• Information supplied:
■ ■ ■

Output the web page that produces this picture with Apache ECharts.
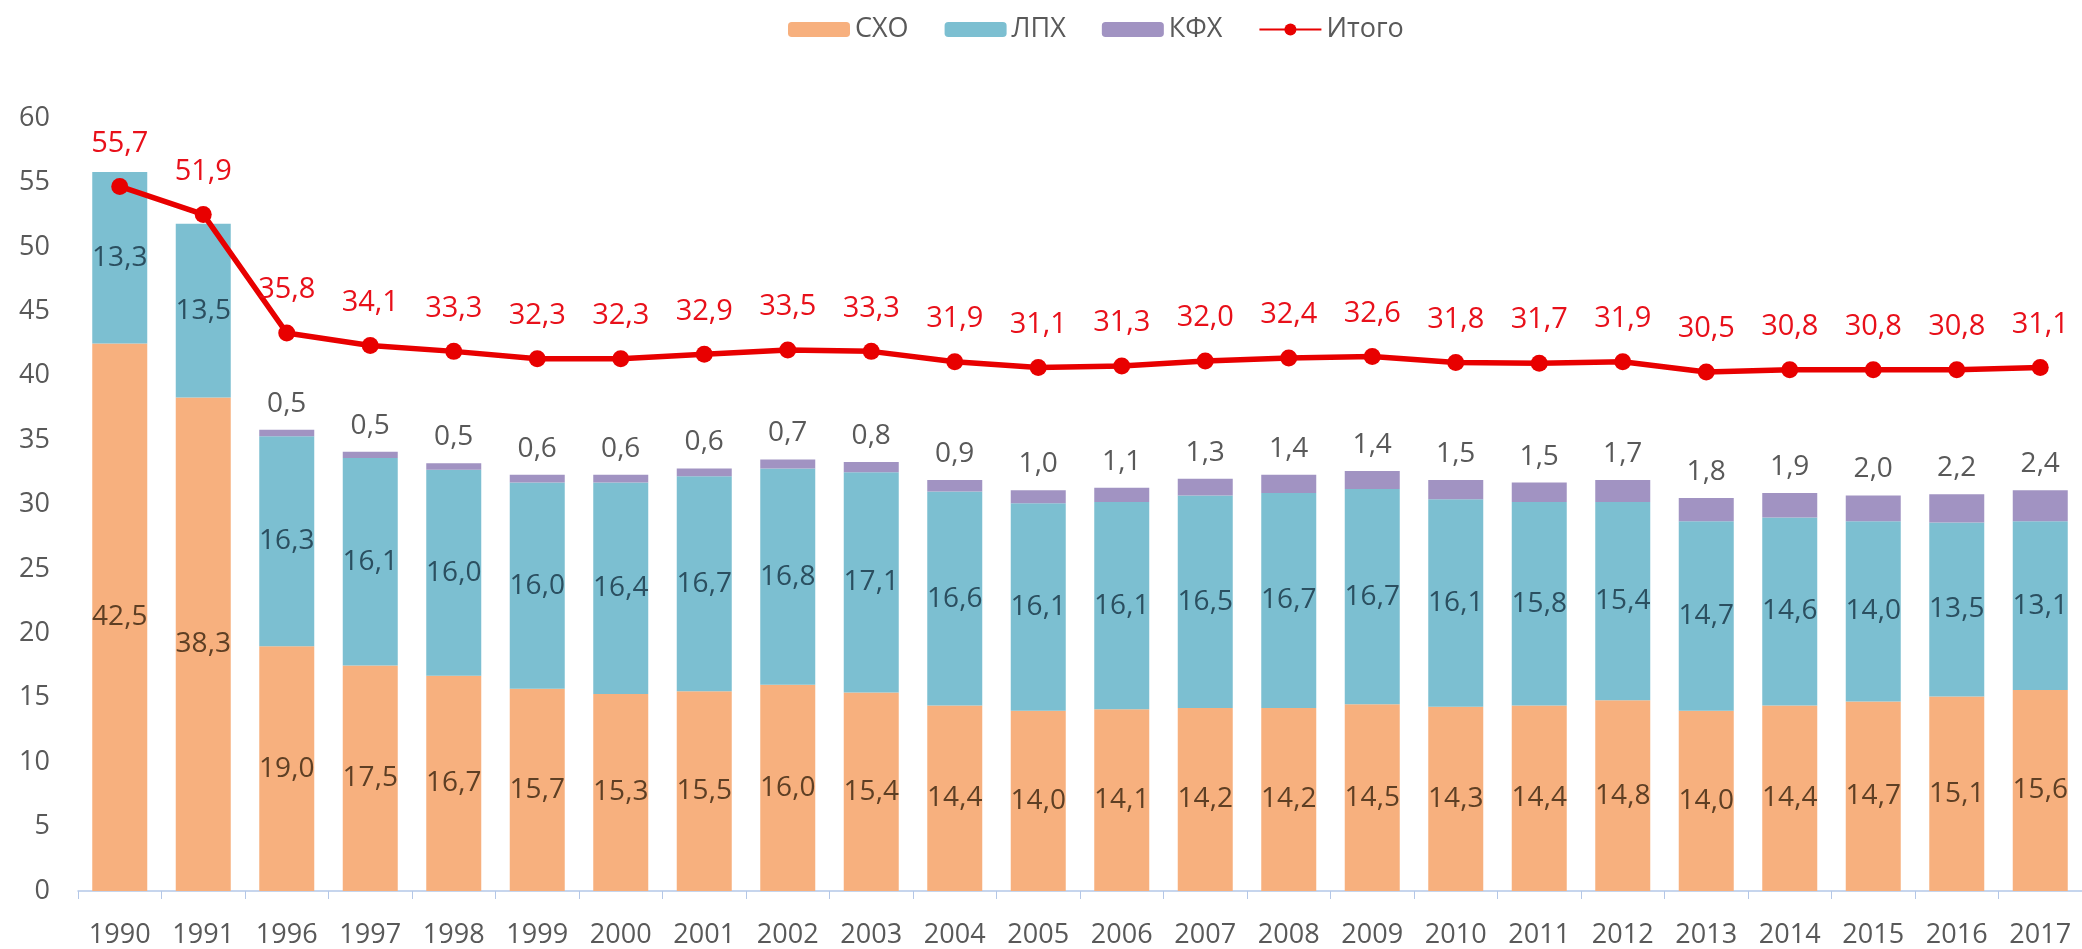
<!DOCTYPE html>
<html>
<head>
<meta charset="utf-8">
<script src="https://cdn.jsdelivr.net/npm/echarts@6/dist/echarts.min.js"></script>
<style>
  html, body { margin: 0; padding: 0; background: #fff; }
  #chart { width: 2082px; height: 949px; }
</style>
</head>
<body>
<div id="chart"></div>
<script>
// данные с картинки
const years = ['1990', '1991', '1996', '1997', '1998', '1999', '2000', '2001', '2002', '2003', '2004', '2005',
  '2006', '2007', '2008', '2009', '2010', '2011', '2012', '2013', '2014', '2015', '2016', '2017']
const sxo = [42.5, 38.3, 19.0, 17.5, 16.7, 15.7, 15.3, 15.5, 16.0, 15.4, 14.4, 14.0,
  14.1, 14.2, 14.2, 14.5, 14.3, 14.4, 14.8, 14.0, 14.4, 14.7, 15.1, 15.6]
const lph = [13.3, 13.5, 16.3, 16.1, 16.0, 16.0, 16.4, 16.7, 16.8, 17.1, 16.6, 16.1,
  16.1, 16.5, 16.7, 16.7, 16.1, 15.8, 15.4, 14.7, 14.6, 14.0, 13.5, 13.1]
const kfh = [null, null, 0.5, 0.5, 0.5, 0.6, 0.6, 0.6, 0.7, 0.8, 0.9, 1.0,
  1.1, 1.3, 1.4, 1.4, 1.5, 1.5, 1.7, 1.8, 1.9, 2.0, 2.2, 2.4]
const total = [55.7, 51.9, 35.8, 34.1, 33.3, 32.3, 32.3, 32.9, 33.5, 33.3, 31.9, 31.1,
  31.3, 32.0, 32.4, 32.6, 31.8, 31.7, 31.9, 30.5, 30.8, 30.8, 30.8, 31.1]
const yTicks = [0, 5, 10, 15, 20, 25, 30, 35, 40, 45, 50, 55, 60]

const FONT = 'Open Sans'
const fmt = (p) => p.value == null ? '' : p.value.toFixed(1).replace('.', ',')

const myChart = echarts.init(document.getElementById('chart'))

let option = {
  animation: false,
  textStyle: { fontFamily: FONT },
  legend: {
    left: 783,
    top: 11,
    itemWidth: 62,
    itemHeight: 15,
    itemGap: 36,
    textStyle: { fontSize: 27, color: '#595959', fontFamily: FONT },
    data: ['СХО', 'ЛПХ', 'КФХ', 'Итого'],
  },
  grid: { left: 78, top: 118, width: 2008, height: 777 },
  xAxis: {
    type: 'category',
    data: years,
    axisLine: { lineStyle: { color: '#B4C7E7', width: 1.5 } },
    axisTick: { show: true, length: 8, lineStyle: { color: '#B4C7E7' } },
    axisLabel: { fontSize: 27, color: '#595959', margin: 31 },
  },
  yAxis: [
    {
      type: 'value',
      min: yTicks[0],
      max: yTicks[yTicks.length - 1],
      interval: 5,
      splitLine: { show: false },
      axisLine: { show: false },
      axisLabel: { fontSize: 27, color: '#595959', margin: 28 },
    },
    {
      // скрытая вспомогательная ось для линии «Итого»
      type: 'value',
      min: -40,
      max: 65,
      show: false,
      splitLine: { show: false },
    },
  ],
  series: [
    {
      name: 'СХО',
      type: 'bar',
      stack: 'all',
      barWidth: 55,
      data: sxo,
      itemStyle: { color: '#F7B07E' },
      label: { show: true, position: 'inside', fontSize: 28, color: '#5E3F24', formatter: fmt },
    },
    {
      name: 'ЛПХ',
      type: 'bar',
      stack: 'all',
      data: lph,
      itemStyle: { color: '#7CBFD1' },
      label: { show: true, position: 'inside', fontSize: 28, color: '#2B4F60', formatter: fmt },
    },
    {
      name: 'КФХ',
      type: 'bar',
      stack: 'all',
      data: kfh,
      itemStyle: { color: '#A193C2' },
      label: { show: true, position: 'top', distance: 12, fontSize: 28, color: '#595959', formatter: fmt },
    },
    {
      name: 'Итого',
      type: 'line',
      yAxisIndex: 1,
      data: total,
      symbol: 'circle',
      symbolSize: 17,
      lineStyle: { color: '#E80000', width: 5.5 },
      itemStyle: { color: '#E80000' },
      label: { show: true, position: 'top', distance: 20, fontSize: 29, color: '#E8101A', formatter: fmt },
      z: 10,
    },
  ],
}
myChart.setOption(option)

window.addEventListener('resize', function () {
  myChart.resize()
})
</script>
</body>
</html>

■ ■ ■

Write out the full listing verbatim, excluding its pictures.

• The result:
Output the web page that produces this picture with Apache ECharts.
<!DOCTYPE html>
<html>
<head>
<meta charset="utf-8">
<script src="https://cdn.jsdelivr.net/npm/echarts@6/dist/echarts.min.js"></script>
<style>
  html, body { margin: 0; padding: 0; background: #fff; }
  #chart { width: 2082px; height: 949px; }
</style>
</head>
<body>
<div id="chart"></div>
<script>
// данные с картинки
const years = ['1990', '1991', '1996', '1997', '1998', '1999', '2000', '2001', '2002', '2003', '2004', '2005',
  '2006', '2007', '2008', '2009', '2010', '2011', '2012', '2013', '2014', '2015', '2016', '2017']
const sxo = [42.5, 38.3, 19.0, 17.5, 16.7, 15.7, 15.3, 15.5, 16.0, 15.4, 14.4, 14.0,
  14.1, 14.2, 14.2, 14.5, 14.3, 14.4, 14.8, 14.0, 14.4, 14.7, 15.1, 15.6]
const lph = [13.3, 13.5, 16.3, 16.1, 16.0, 16.0, 16.4, 16.7, 16.8, 17.1, 16.6, 16.1,
  16.1, 16.5, 16.7, 16.7, 16.1, 15.8, 15.4, 14.7, 14.6, 14.0, 13.5, 13.1]
const kfh = [null, null, 0.5, 0.5, 0.5, 0.6, 0.6, 0.6, 0.7, 0.8, 0.9, 1.0,
  1.1, 1.3, 1.4, 1.4, 1.5, 1.5, 1.7, 1.8, 1.9, 2.0, 2.2, 2.4]
const total = [55.7, 51.9, 35.8, 34.1, 33.3, 32.3, 32.3, 32.9, 33.5, 33.3, 31.9, 31.1,
  31.3, 32.0, 32.4, 32.6, 31.8, 31.7, 31.9, 30.5, 30.8, 30.8, 30.8, 31.1]
const yTicks = [0, 5, 10, 15, 20, 25, 30, 35, 40, 45, 50, 55, 60]

const FONT = 'Open Sans'
const fmt = (p) => p.value == null ? '' : p.value.toFixed(1).replace('.', ',')

const myChart = echarts.init(document.getElementById('chart'))

let option = {
  animation: false,
  textStyle: { fontFamily: FONT },
  legend: {
    left: 783,
    top: 11,
    itemWidth: 62,
    itemHeight: 15,
    itemGap: 36,
    textStyle: { fontSize: 27, color: '#595959', fontFamily: FONT },
    data: ['СХО', 'ЛПХ', 'КФХ', 'Итого'],
  },
  grid: { left: 78, top: 118, width: 2008, height: 777 },
  xAxis: {
    type: 'category',
    data: years,
    axisLine: { lineStyle: { color: '#B4C7E7', width: 1.5 } },
    axisTick: { show: true, length: 8, lineStyle: { color: '#B4C7E7' } },
    axisLabel: { fontSize: 27, color: '#595959', margin: 31 },
  },
  yAxis: [
    {
      type: 'value',
      min: yTicks[0],
      max: yTicks[yTicks.length - 1],
      interval: 5,
      splitLine: { show: false },
      axisLine: { show: false },
      axisLabel: { fontSize: 27, color: '#595959', margin: 28 },
    },
    {
      // скрытая вспомогательная ось для линии «Итого»
      type: 'value',
      min: -40,
      max: 65,
      show: false,
      splitLine: { show: false },
    },
  ],
  series: [
    {
      name: 'СХО',
      type: 'bar',
      stack: 'all',
      barWidth: 55,
      data: sxo,
      itemStyle: { color: '#F7B07E' },
      label: { show: true, position: 'inside', fontSize: 28, color: '#5E3F24', formatter: fmt },
    },
    {
      name: 'ЛПХ',
      type: 'bar',
      stack: 'all',
      data: lph,
      itemStyle: { color: '#7CBFD1' },
      label: { show: true, position: 'inside', fontSize: 28, color: '#2B4F60', formatter: fmt },
    },
    {
      name: 'КФХ',
      type: 'bar',
      stack: 'all',
      data: kfh,
      itemStyle: { color: '#A193C2' },
      label: { show: true, position: 'top', distance: 12, fontSize: 28, color: '#595959', formatter: fmt },
    },
    {
      name: 'Итого',
      type: 'line',
      yAxisIndex: 1,
      data: total,
      symbol: 'circle',
      symbolSize: 17,
      lineStyle: { color: '#E80000', width: 5.5 },
      itemStyle: { color: '#E80000' },
      label: { show: true, position: 'top', distance: 20, fontSize: 29, color: '#E8101A', formatter: fmt },
      z: 10,
    },
  ],
}
myChart.setOption(option)

window.addEventListener('resize', function () {
  myChart.resize()
})
</script>
</body>
</html>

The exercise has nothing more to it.